I’ve often wondered how the eradication of the Bison might have affected methane levels and consequently AGW induced ‘cooling’ or ‘warming’, take your pick. :o)


The bison were the largest native herbivore on the plains of the West.

Prior to the white man’s arrival on the North American continent, bison were the most numerous of all grazing animals. Estimates of their numbers are only speculative, but may have ranged from 30,000,000 to 75,000,000.
….
By 1889, there were fewer than 1,000 bison left in the United States.”

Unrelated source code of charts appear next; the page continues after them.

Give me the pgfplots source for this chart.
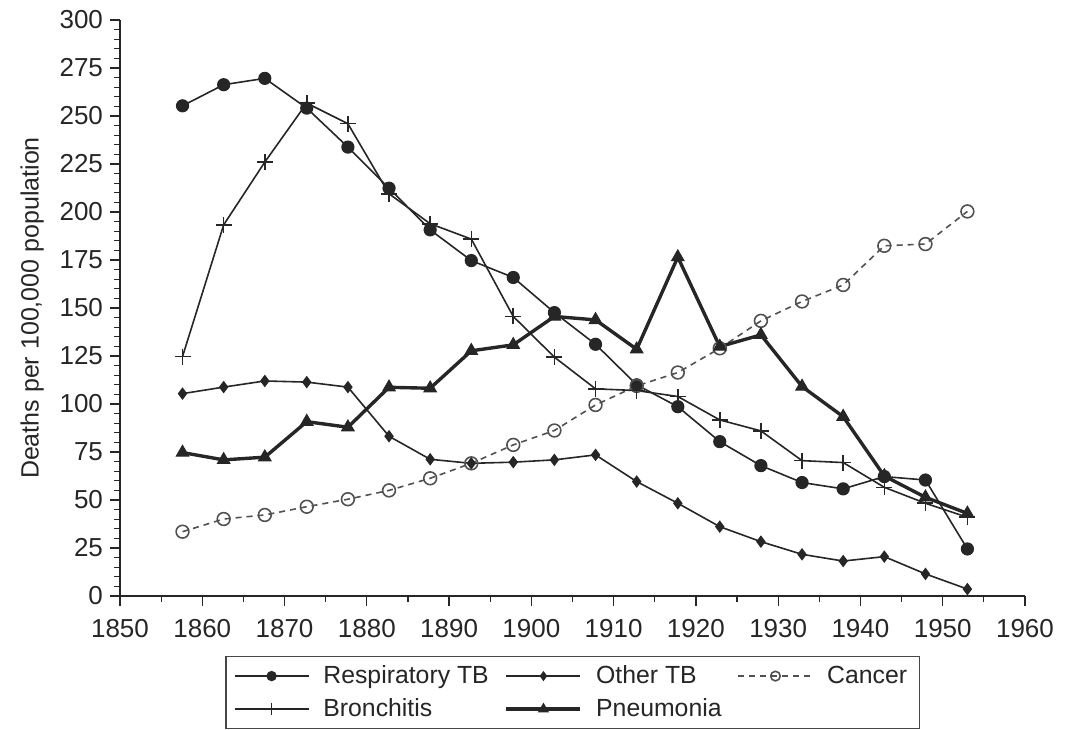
\documentclass[border=0pt]{standalone}
\usepackage{pgfplots}
\pgfplotsset{compat=1.18}
\usepackage{fontspec}
\setmainfont{Liberation Sans}
\usetikzlibrary{calc}
\definecolor{ink}{HTML}{262626}
\begin{document}
\begin{tikzpicture}
\begin{axis}[name=ax,
  scale only axis, width=452.5pt, height=288pt,
  xmin=1850, xmax=1960, ymin=0, ymax=300,
  xtick={1850,1860,...,1960}, minor x tick num=1,
  ytick={0,25,...,300}, minor y tick num=4,
  axis x line*=bottom, axis y line*=left,
  tick align=outside, major tick length=5pt, minor tick length=3pt,
  /pgf/number format/1000 sep={},
  /pgf/number format/assume math mode=true,
  tick label style={font=\fontsize{13}{15}\selectfont, text=ink},
  x tick label style={yshift=-3pt},
  ylabel={Deaths per 100,000 population},
  ylabel style={font=\fontsize{12.5}{14}\selectfont, text=ink},
  ylabel shift=1pt,
  axis line style={ink, line width=0.7pt, -},
  every tick/.style={ink, line width=0.6pt},
  legend columns=3,
  legend cell align=left,
  legend style={at={(0.5,-0.104)}, anchor=north, draw=ink!85, line width=0.7pt,
    font=\fontsize{12.4}{14}\selectfont, text=ink, inner xsep=4pt, inner ysep=2.5pt, row sep=2pt,
    /tikz/every odd column/.append style={column sep=5pt},
    /tikz/every even column/.append style={column sep=6pt}},
  legend image code/.code={\draw[mark repeat=2,mark phase=2,#1,every mark/.append style={scale=0.75}] plot coordinates {(0pt,0pt) (18.5pt,0pt) (37pt,0pt)};},
]
\addplot[ink, line width=0.8pt, mark=*, mark size=2.9pt, mark options={solid, fill=ink}] coordinates {
(1857.6,255.3) (1862.6,266.3) (1867.6,269.6) (1872.7,254.1) (1877.7,233.8)
(1882.7,212.4) (1887.7,190.7) (1892.7,174.7) (1897.8,165.9) (1902.8,147.6)
(1907.8,131.1) (1912.8,110.0) (1917.8,98.6) (1922.9,80.4) (1927.9,67.9)
(1932.9,59.1) (1937.9,55.8) (1942.9,62.2) (1947.9,60.4) (1953.0,24.5)};
\addlegendentry{Respiratory TB}
\addplot[ink, line width=0.8pt, mark=diamond*, mark size=2.5pt, mark options={solid, fill=ink}] coordinates {
(1857.6,105.4) (1862.6,108.8) (1867.6,112.0) (1872.7,111.4) (1877.7,108.8)
(1882.7,83.2) (1887.7,71.2) (1892.7,69.1) (1897.8,69.7) (1902.8,70.9)
(1907.8,73.5) (1912.8,59.6) (1917.8,48.3) (1922.9,36.1) (1927.9,28.3)
(1932.9,21.7) (1937.9,18.2) (1942.9,20.5) (1947.9,11.5) (1953.0,3.6)};
\addlegendentry{Other TB}
\addplot[ink!80, line width=0.8pt, dash pattern=on 3pt off 2.5pt, mark=o, mark size=3.2pt, mark options={solid, fill=white, draw=ink!80}] coordinates {
(1857.6,33.5) (1862.6,40.1) (1867.6,42.2) (1872.7,46.5) (1877.7,50.4)
(1882.7,55.0) (1887.7,61.3) (1892.7,69.1) (1897.8,78.7) (1902.8,86.2)
(1907.8,99.5) (1912.8,109.4) (1917.8,116.4) (1922.9,129.0) (1927.9,143.3)
(1932.9,153.4) (1937.9,162.0) (1942.9,182.4) (1947.9,183.3) (1953.0,200.3)};
\addlegendentry{Cancer}
\addplot[ink, line width=0.8pt, mark=+, mark size=4pt, mark options={solid, line width=0.8pt}] coordinates {
(1857.6,124.7) (1862.6,193.3) (1867.6,226.0) (1872.7,256.7) (1877.7,246.0)
(1882.7,209.5) (1887.7,193.9) (1892.7,185.9) (1897.8,145.6) (1902.8,124.4)
(1907.8,107.9) (1912.8,107.0) (1917.8,103.9) (1922.9,91.7) (1927.9,86.0)
(1932.9,70.5) (1937.9,69.5) (1942.9,56.6) (1947.9,48.3) (1953.0,41.0)};
\addlegendentry{Bronchitis}
\addplot[ink, line width=1.7pt, mark=triangle*, mark size=3.6pt, mark options={solid, fill=ink, line width=0.5pt}] coordinates {
(1857.6,74.7) (1862.6,70.9) (1867.6,72.3) (1872.7,90.8) (1877.7,87.9)
(1882.7,108.7) (1887.7,108.2) (1892.7,127.7) (1897.8,130.8) (1902.8,145.6)
(1907.8,143.8) (1912.8,128.5) (1917.8,176.5) (1922.9,129.9) (1927.9,136.0)
(1932.9,109.1) (1937.9,93.4) (1942.9,62.5) (1947.9,51.4) (1953.0,43.0)};
\addlegendentry{Pneumonia}
\end{axis}
\path[use as bounding box] ($(ax.south west)+(-60pt,-65.5pt)$) rectangle ($(ax.north east)+(20.5pt,10pt)$);
\end{tikzpicture}
\end{document}
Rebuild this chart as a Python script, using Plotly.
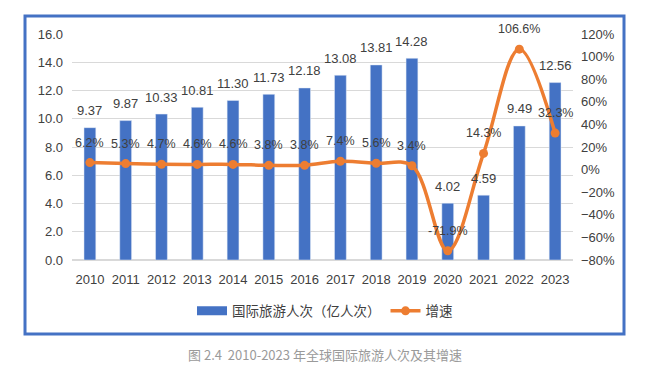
import plotly.graph_objects as go

years = ["2010", "2011", "2012", "2013", "2014", "2015", "2016",
         "2017", "2018", "2019", "2020", "2021", "2022", "2023"]
arrivals = [9.37, 9.87, 10.33, 10.81, 11.30, 11.73, 12.18,
            13.08, 13.81, 14.28, 4.02, 4.59, 9.49, 12.56]
growth = [6.2, 5.3, 4.7, 4.6, 4.6, 3.8, 3.8, 7.4, 5.6, 3.4, -71.9, 14.3, 106.6, 32.3]

BLUE = "#4472C4"
ORANGE = "#ED7D31"
TXT = "#404040"
FONT = "Liberation Sans, Arial, Noto Sans CJK SC, sans-serif"
CJK = "Noto Sans CJK SC, sans-serif"

fig = go.Figure()
fig.add_trace(go.Bar(x=years, y=arrivals, marker_color=BLUE, width=0.33,
                     showlegend=False, name="国际旅游人次（亿人次）"))
# legend stand-in for the bars (wide swatch like the original)
fig.add_trace(go.Scatter(x=years, y=[None] * len(years), mode="lines",
                         line=dict(color=BLUE, width=9),
                         name="国际旅游人次（亿人次）"))
fig.add_trace(go.Scatter(x=years, y=growth, yaxis="y2", mode="lines+markers",
                         line=dict(color=ORANGE, width=3.5, shape="spline", smoothing=1.0),
                         marker=dict(color=ORANGE, size=9),
                         name="增速"))

annotations = []
for i, v in enumerate(arrivals):
    annotations.append(dict(x=i, y=v, xref="x", yref="y", text=f"{v:.2f}",
                            showarrow=False, yshift=17,
                            font=dict(size=13, color=TXT, family=FONT)))
for i, g in enumerate(growth):
    annotations.append(dict(x=i, y=g, xref="x", yref="y2", text=f"{g:.1f}%",
                            showarrow=False, yshift=20,
                            font=dict(size=12.5, color=TXT, family=FONT)))
annotations.append(dict(x=0.505, y=-0.42, xref="paper", yref="paper",
                        xanchor="center", yanchor="middle",
                        text="图 2.4  2010-2023 年全球国际旅游人次及其增速",
                        showarrow=False, font=dict(size=13, color="#9a9a9a", family=CJK)))

fig.update_layout(
    width=650, height=368,
    margin=dict(l=72, r=77, t=34, b=108),
    paper_bgcolor="white", plot_bgcolor="white",
    xaxis=dict(type="category", categoryorder="array", categoryarray=years,
               range=[-0.5, len(years) - 0.5], autorange=False,
               showgrid=False, showline=False, ticks="", ticklabelstandoff=10,
               tickfont=dict(size=13, color=TXT, family=FONT)),
    yaxis=dict(range=[0, 16], dtick=2, tickformat=".1f", showgrid=True,
               gridcolor="#D9D9D9", gridwidth=1, zeroline=True, zerolinecolor="#D9D9D9",
               showline=False, ticks="", ticklabelstandoff=8,
               tickfont=dict(size=13, color=TXT, family=FONT)),
    yaxis2=dict(range=[-80, 120], dtick=20, ticksuffix="%", overlaying="y", side="right",
                showgrid=False, zeroline=False, showline=False, ticks="", ticklabelstandoff=7,
                tickfont=dict(size=13, color=TXT, family=FONT)),
    legend=dict(orientation="h", x=0.505, xanchor="center", y=-0.226, yanchor="middle",
                font=dict(size=13.5, color=TXT, family=CJK), bgcolor="rgba(0,0,0,0)"),
    annotations=annotations,
    shapes=[dict(type="rect", xref="paper", yref="paper",
                 x0=-0.0938, x1=1.1018, y0=-0.3274, y1=1.0796,
                 line=dict(color=BLUE, width=3), fillcolor="rgba(0,0,0,0)", layer="below")],
)

fig.write_html("out.html", config={"displayModeBar": False},
               post_script="document.body.style.margin='0';")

source: New Mexico State University
***********
AGWers have managed, within the space of several months, to spew out two opposing theories regarding Mammoths causing cooling and warming. Actually this is their new mode of operation: AGW cause warming and cooling, co2 causes warming and cooling, floods and drought etc.

July 2, 2010 4:13 pm

At the time in question, the mammoths were centered in an area called “Beringia”
Actually, at the time (15,000 BP), mammoths ranged across North America and Eurasia. Mastodons ranged across Africa and Central and South America as far south as southern Chile. So the area calculation might need adjusting. Some more interesting factoids:
Mammoths were around for some 4 to 5 million years or more (Pilocene, possibly Miocene origins). We don’t really know how their populations might have waxed and waned during those and subsequent epochs. Both were cosmopolitan herbivores and ate tree leaves, grass, and d*** near anything green.
Mammoths were good eating. People loved mammoths and mastodons, for dinner. Homo erectus dined on mammoths at least as far back as 1.5 mmy BP.
All told, over 40 species and 30 genera of large mammals in the Western Hemisphere went extinct since the Older Dryas, including mammoths, mastodons, giant ground sloths, glyptodonts, saber-toothed tigers, camels and horses. In Eurasia the number of extinctions is higher, and many genera still extant elsewhere (like hippos) were extirpated from Europe and northern Asia.
Stone Age human beings probably had something to do with that. Whether the extinctions and extirpations changed the albedo or megafaunal methane emissions, I don’t know. People also burned entire landscapes, continents even, which resulted in charcoal-colored albedos for at least a few months every year — and less, not more, forests (contrary to the authors’ claim).
Our Holocene is not the first interglacial. It may be the longest lived in 650,000 years, however. If people have had anything to do with that, I say we deserve a pat on the back.

July 2, 2010 5:34 pm

1. The earth has shown over and over again that it is anything but unstable, it does what it does because it was designed by a creator to do what it does and when it does.
2. I’d rather smell more elephants and their excrement than what passes for peer reviewed science on the side of the AGW.

July 2, 2010 5:36 pm

Jimbo,
The best I’ve heard so far is an agreement from a regular over at skeptic science (the home of those skeptical of skeptics)… that co2 used to follow warming trends but now, warming trends follow co2 trends due to changes in the earths atmosphere and greenhouse effect.
oiii my head hurts and I need a beer.

July 2, 2010 5:37 pm

crum I forgot i’m unemployed and my extension ran out.
Anyone got 5 bucks for a good Foster’s or Corona?